Are you a ‘dead sea?’
(Sunday Nation, 31 January 2016)
One thing that’s great about social media is that it reconnects you with old friends. Andrew Blacknell and I have a shared history. We went into our first job together, straight out of university. We were fresh-faced junior management consultants in one of the big consulting practices of the time, in a big city. Those experiences are unforgettable, and Andrew and I have a shared history of laughter, blunders and achievements.
After launching my new website, it was a pleasure to find Andrew popping up. It was even more of a pleasure to note that he is now the co-author of a very good leadership manual – ‘Leaders’ Journal’ – which is a lively and entertaining read.
Coincidentally, I focus on leadership myself these days, and the page that leaped out at me was all about the Dead Sea. If you remember your geography, the Dead Sea is the lowest point on the earth’s surface – 427 metres below sea level. It is ten times saltier than the ocean, and therefore cannot sustain any fish or animal life. That’s how it gets its name.
Why is the Dead Sea dead? Because plenty of water flows in, but none can flow out. The lake is at the earth’s lowest surface point, so things only flow in. It gives out nothing.
Andrew and his co-authors turn this phenomenon into a telling metaphor for success in life. How many of us are ‘dead seas’ – we only receive, but never give out? As the authors put it, successful leadership requires ‘flow-through’ (letting knowledge percolate) and ‘flow-out’ (having an impact on others).
Indeed, many of us are dead seas. We take and take, and the key purpose of existence becomes to take even more. As we accumulate knowledge and accolades and riches just for ourselves, we become no more than toxic dumps. There are no outlets, and therefore no growth or meaning.
One of the lessons I learned early in life is that success comes more from flows than from stocks. We fixate on stock-piling – more degrees, training programmes, certificates, bank accounts, cars, homes, acres, romantic conquests – to the detriment of significance.
I have never understood this. For me, money is always easy come, easy go. It will be frittered away or given away at a rate similar to which it comes in. Net worth for me is not in the size of the ‘hoard’, but in the experiences through which the hoard is formed. Too big a hoard is a sign of a failed life. It signifies an inveterate hoarder and a miser who is in love with the money more than with what the money can do.
It’s the same with knowledge. It should come out of us in the same way and with the same intensity with which it comes into us. My new website came from a personal commitment to stop hoarding the knowledge and insights of a lifetime, or reserving them for the moneyed elite. It turns some of the most important lessons I know into digital products that are just given away. No charge.
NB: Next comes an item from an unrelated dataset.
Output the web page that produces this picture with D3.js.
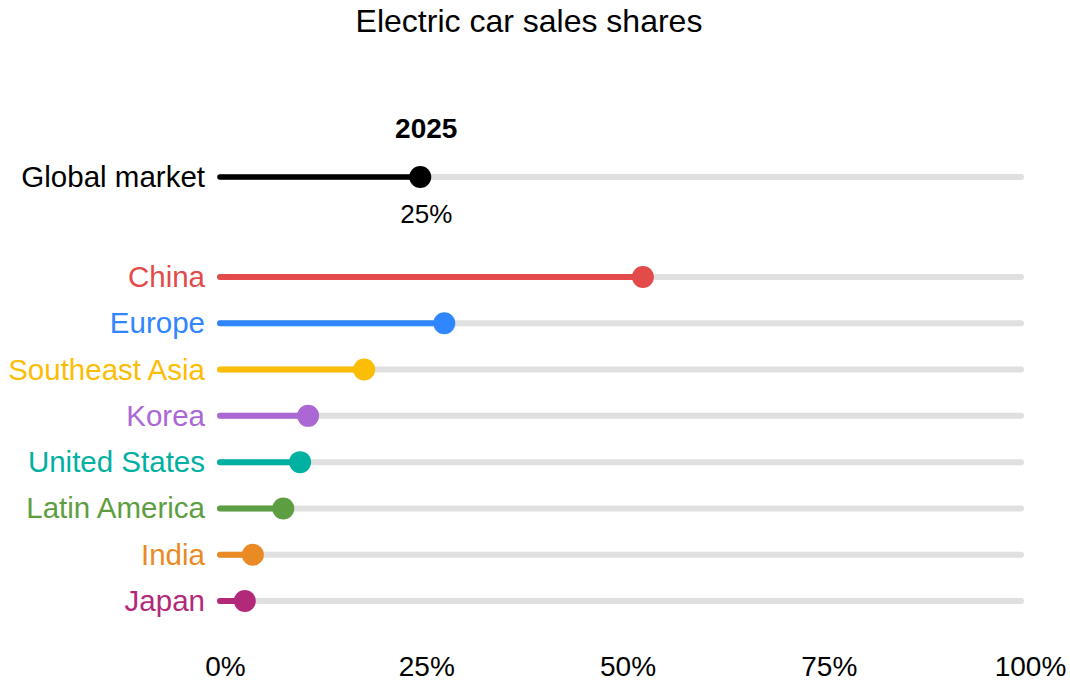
<!DOCTYPE html>
<html>
<head>
<meta charset="utf-8">
<script src="https://cdn.jsdelivr.net/npm/d3@7"></script>
<style>
  html, body { margin: 0; padding: 0; background: #ffffff; }
  svg { display: block; font-family: "Liberation Sans", Arial, sans-serif; }
</style>
</head>
<body>
<svg id="chart" width="1070" height="682"></svg>
<script>
const title = "Electric car sales shares";
const yearLabel = "2025";
const globalLabel = "Global market";
const globalValue = 25;
const regions = ["China", "Europe", "Southeast Asia", "Korea", "United States", "Latin America", "India", "Japan"];
const values = [52.8, 28, 18, 11, 10, 7.9, 4.1, 3.1];
const colors = ["#e24b4a", "#2f86fe", "#fbbd05", "#ab68d4", "#00b0a1", "#5e9e42", "#e98a25", "#b3297a"];
const tickValues = [0, 25, 50, 75, 100];
const tickLabels = ["0%", "25%", "50%", "75%", "100%"];

const svg = d3.select("#chart");

const x = d3.scaleLinear().domain([0, 100]).range([220, 1021]);
const xLabels = d3.scaleLinear().domain([0, 100]).range([225, 1030]);
const y = d3.scalePoint().domain(regions).range([277, 601]);
const yGlobal = 177;

// title
svg.append("text")
  .attr("x", 529).attr("y", 32)
  .attr("text-anchor", "middle")
  .attr("font-size", 32)
  .attr("fill", "#000")
  .text(title);

// global row
svg.append("line")
  .attr("x1", x(0)).attr("x2", x(100))
  .attr("y1", yGlobal).attr("y2", yGlobal)
  .attr("stroke", "#e0e0e0").attr("stroke-width", 6).attr("stroke-linecap", "round");
svg.append("line")
  .attr("x1", x(0)).attr("x2", x(globalValue))
  .attr("y1", yGlobal).attr("y2", yGlobal)
  .attr("stroke", "#000").attr("stroke-width", 5.5).attr("stroke-linecap", "round");
svg.append("circle")
  .attr("cx", x(globalValue)).attr("cy", yGlobal).attr("r", 11)
  .attr("fill", "#000");
svg.append("text")
  .attr("x", 205).attr("y", yGlobal + 10)
  .attr("text-anchor", "end")
  .attr("font-size", 29.5)
  .attr("fill", "#000")
  .text(globalLabel);
svg.append("text")
  .attr("x", xLabels(globalValue)).attr("y", 138)
  .attr("text-anchor", "middle")
  .attr("font-size", 28).attr("font-weight", "bold")
  .attr("fill", "#000")
  .text(yearLabel);
svg.append("text")
  .attr("x", xLabels(globalValue)).attr("y", 223)
  .attr("text-anchor", "middle")
  .attr("font-size", 26)
  .attr("fill", "#000")
  .text(d3.format(".0f")(globalValue) + "%");

// region rows
const rows = svg.append("g").selectAll("g")
  .data(regions.map((r, i) => ({ name: r, value: values[i], color: colors[i] })))
  .join("g");

rows.append("line")
  .attr("x1", x(0)).attr("x2", x(100))
  .attr("y1", d => y(d.name)).attr("y2", d => y(d.name))
  .attr("stroke", "#e0e0e0").attr("stroke-width", 6).attr("stroke-linecap", "round");
rows.append("line")
  .attr("x1", x(0)).attr("x2", d => x(d.value))
  .attr("y1", d => y(d.name)).attr("y2", d => y(d.name))
  .attr("stroke", d => d.color).attr("stroke-width", 6).attr("stroke-linecap", "round");
rows.append("circle")
  .attr("cx", d => x(d.value)).attr("cy", d => y(d.name)).attr("r", 11)
  .attr("fill", d => d.color);
rows.append("text")
  .attr("x", 205).attr("y", d => y(d.name) + 10)
  .attr("text-anchor", "end")
  .attr("font-size", 29.5)
  .attr("fill", d => d.color)
  .text(d => d.name);

// x axis labels
const axis = d3.axisBottom(xLabels)
  .tickValues(tickValues)
  .tickFormat((d, i) => tickLabels[i])
  .tickSize(0)
  .tickPadding(0);
const ax = svg.append("g").attr("transform", "translate(0,654)").call(axis);
ax.select(".domain").remove();
ax.selectAll("text")
  .attr("font-size", 28)
  .attr("font-family", "'Liberation Sans', Arial, sans-serif")
  .attr("fill", "#000")
  .attr("dy", "0.8em");
</script>
</body>
</html>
It’s something we should all ask ourselves: how often am I taking in, and how often am I giving out? If I’ve been blessed with better income than most, what am I doing with that luck? If I have acquired expertise and skills, what am I doing with that privilege? Too many of us are the walking dead – we sustain no one and nothing but ourselves and our inner circles. We are unhealthy, unwealthy and unwise.
To be a mere accumulator in this brief existence is to be nothing. The wealth will escape anyway – witness the daily inheritance battles we see on our front pages every day. It’s just a matter of time. Or it will stay and poison you and your offspring. Knowledge hidden as a set of ‘secrets’ is also futile – it is kept captive in a tiny prison, when it should be out there liberating the world.
So don’t be a dead sea. Let everything that comes in flow through you. Refresh yourself, and then refresh others. To be fixated on a meaningless, petty little self is to waste a life. There is far more joy in giving – giving money, giving help, giving advice, giving kindness. Otherwise, we end up as dead seas: toxic, self-absorbed and existing at the lowest plane of humanity.